■ Task directions
Begin with the first line and repeat exactly through the line containing "Chart.register(...registerables);"; leave every image out.

--- START Provided data ---

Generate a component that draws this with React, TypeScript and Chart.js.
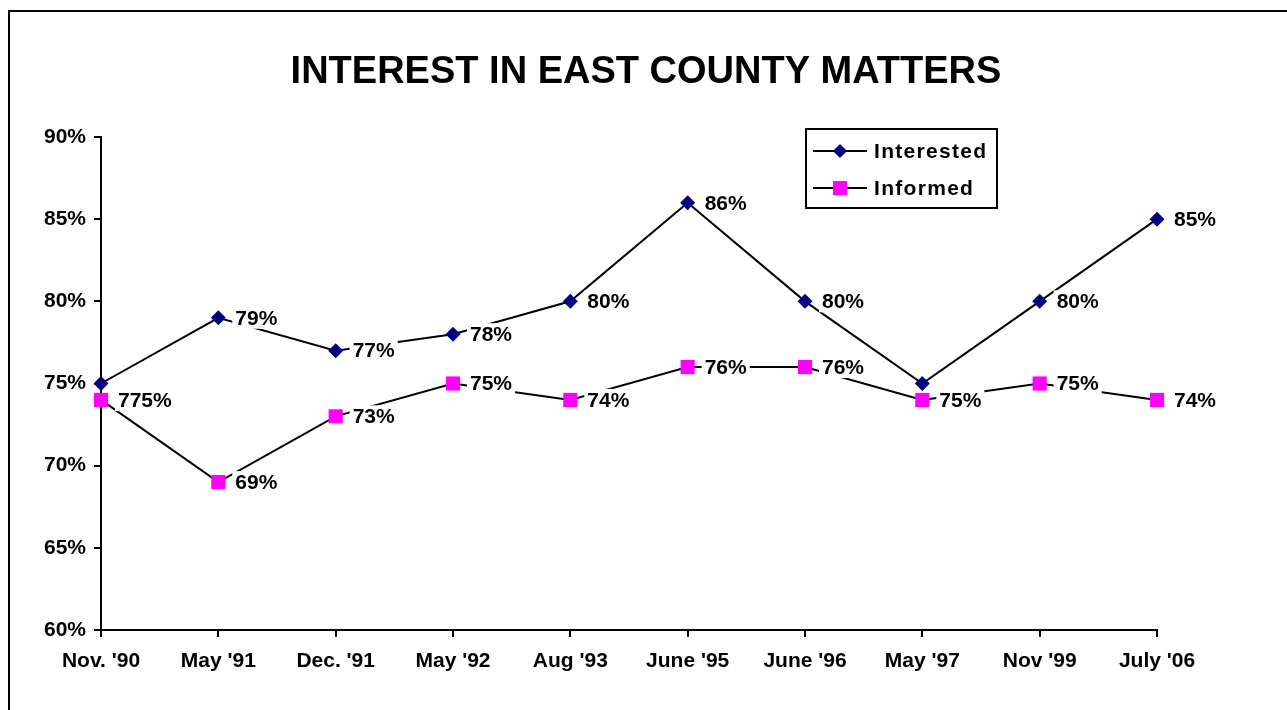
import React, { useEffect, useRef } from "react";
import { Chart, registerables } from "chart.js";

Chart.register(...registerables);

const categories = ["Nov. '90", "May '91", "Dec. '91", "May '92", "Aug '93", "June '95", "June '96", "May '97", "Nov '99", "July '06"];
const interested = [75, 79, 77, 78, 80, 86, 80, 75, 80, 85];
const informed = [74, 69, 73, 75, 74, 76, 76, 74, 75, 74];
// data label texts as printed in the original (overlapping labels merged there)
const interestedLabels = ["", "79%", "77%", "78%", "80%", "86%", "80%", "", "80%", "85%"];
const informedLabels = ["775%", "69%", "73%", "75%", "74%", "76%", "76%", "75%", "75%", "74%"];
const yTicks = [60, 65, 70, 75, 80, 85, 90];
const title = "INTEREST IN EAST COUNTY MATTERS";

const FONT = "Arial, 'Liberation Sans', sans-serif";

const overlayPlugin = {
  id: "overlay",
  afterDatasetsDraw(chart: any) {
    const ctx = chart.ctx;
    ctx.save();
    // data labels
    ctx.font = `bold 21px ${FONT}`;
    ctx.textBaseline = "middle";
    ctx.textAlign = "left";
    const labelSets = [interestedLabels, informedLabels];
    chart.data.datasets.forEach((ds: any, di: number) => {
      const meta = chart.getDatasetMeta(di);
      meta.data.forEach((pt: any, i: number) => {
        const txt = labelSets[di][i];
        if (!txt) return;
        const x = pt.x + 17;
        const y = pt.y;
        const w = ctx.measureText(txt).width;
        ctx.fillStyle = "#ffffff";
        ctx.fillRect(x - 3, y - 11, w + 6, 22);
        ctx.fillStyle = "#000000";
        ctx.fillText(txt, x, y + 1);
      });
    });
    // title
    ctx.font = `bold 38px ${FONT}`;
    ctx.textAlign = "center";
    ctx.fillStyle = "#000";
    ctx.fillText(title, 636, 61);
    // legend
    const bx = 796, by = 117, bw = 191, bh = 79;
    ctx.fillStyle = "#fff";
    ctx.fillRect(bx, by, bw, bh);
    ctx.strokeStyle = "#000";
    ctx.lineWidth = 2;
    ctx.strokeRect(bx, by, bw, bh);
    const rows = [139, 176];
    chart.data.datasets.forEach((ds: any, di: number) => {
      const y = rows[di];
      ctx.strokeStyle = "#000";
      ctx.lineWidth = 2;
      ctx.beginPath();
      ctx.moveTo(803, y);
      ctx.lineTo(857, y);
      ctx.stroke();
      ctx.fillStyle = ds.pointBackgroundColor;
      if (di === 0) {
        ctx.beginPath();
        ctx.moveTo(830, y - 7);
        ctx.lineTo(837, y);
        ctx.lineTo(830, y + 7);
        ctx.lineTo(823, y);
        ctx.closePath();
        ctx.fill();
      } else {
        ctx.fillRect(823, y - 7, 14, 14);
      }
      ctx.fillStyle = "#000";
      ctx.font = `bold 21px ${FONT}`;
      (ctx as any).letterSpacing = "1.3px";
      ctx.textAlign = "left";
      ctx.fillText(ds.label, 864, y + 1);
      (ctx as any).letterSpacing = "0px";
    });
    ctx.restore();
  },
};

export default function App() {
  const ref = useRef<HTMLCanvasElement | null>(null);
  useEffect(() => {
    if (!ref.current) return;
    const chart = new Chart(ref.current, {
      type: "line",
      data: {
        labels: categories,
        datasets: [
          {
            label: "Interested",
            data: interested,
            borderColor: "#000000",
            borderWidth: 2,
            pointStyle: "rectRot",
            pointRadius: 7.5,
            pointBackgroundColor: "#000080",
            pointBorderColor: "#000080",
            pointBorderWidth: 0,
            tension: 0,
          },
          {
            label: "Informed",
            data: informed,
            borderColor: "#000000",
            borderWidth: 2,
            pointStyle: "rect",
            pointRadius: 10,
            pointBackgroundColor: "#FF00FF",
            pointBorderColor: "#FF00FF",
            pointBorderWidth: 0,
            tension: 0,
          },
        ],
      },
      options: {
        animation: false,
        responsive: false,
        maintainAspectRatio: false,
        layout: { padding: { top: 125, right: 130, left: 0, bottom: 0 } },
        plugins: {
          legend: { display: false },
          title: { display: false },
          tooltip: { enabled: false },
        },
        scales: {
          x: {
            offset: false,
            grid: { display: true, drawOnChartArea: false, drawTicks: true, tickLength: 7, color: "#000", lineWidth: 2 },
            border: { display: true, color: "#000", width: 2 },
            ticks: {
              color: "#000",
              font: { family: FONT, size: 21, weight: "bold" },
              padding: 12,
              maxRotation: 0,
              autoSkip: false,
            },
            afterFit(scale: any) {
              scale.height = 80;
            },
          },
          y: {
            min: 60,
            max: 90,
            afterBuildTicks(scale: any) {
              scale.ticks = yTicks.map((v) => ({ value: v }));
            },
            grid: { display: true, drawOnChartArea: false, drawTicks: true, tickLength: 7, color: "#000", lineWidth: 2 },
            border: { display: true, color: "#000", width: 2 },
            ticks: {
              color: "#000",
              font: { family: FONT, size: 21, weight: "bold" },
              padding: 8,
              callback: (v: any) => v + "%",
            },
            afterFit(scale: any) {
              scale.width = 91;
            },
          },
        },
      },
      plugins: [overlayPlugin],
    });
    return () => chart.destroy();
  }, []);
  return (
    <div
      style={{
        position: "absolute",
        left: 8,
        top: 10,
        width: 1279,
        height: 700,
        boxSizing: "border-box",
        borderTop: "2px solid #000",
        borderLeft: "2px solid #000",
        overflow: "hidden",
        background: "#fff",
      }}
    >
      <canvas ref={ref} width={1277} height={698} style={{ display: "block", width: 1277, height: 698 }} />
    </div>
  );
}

--- END Provided data ---

■ Full output
Generate a component that draws this with React, TypeScript and Chart.js.
import React, { useEffect, useRef } from "react";
import { Chart, registerables } from "chart.js";

Chart.register(...registerables);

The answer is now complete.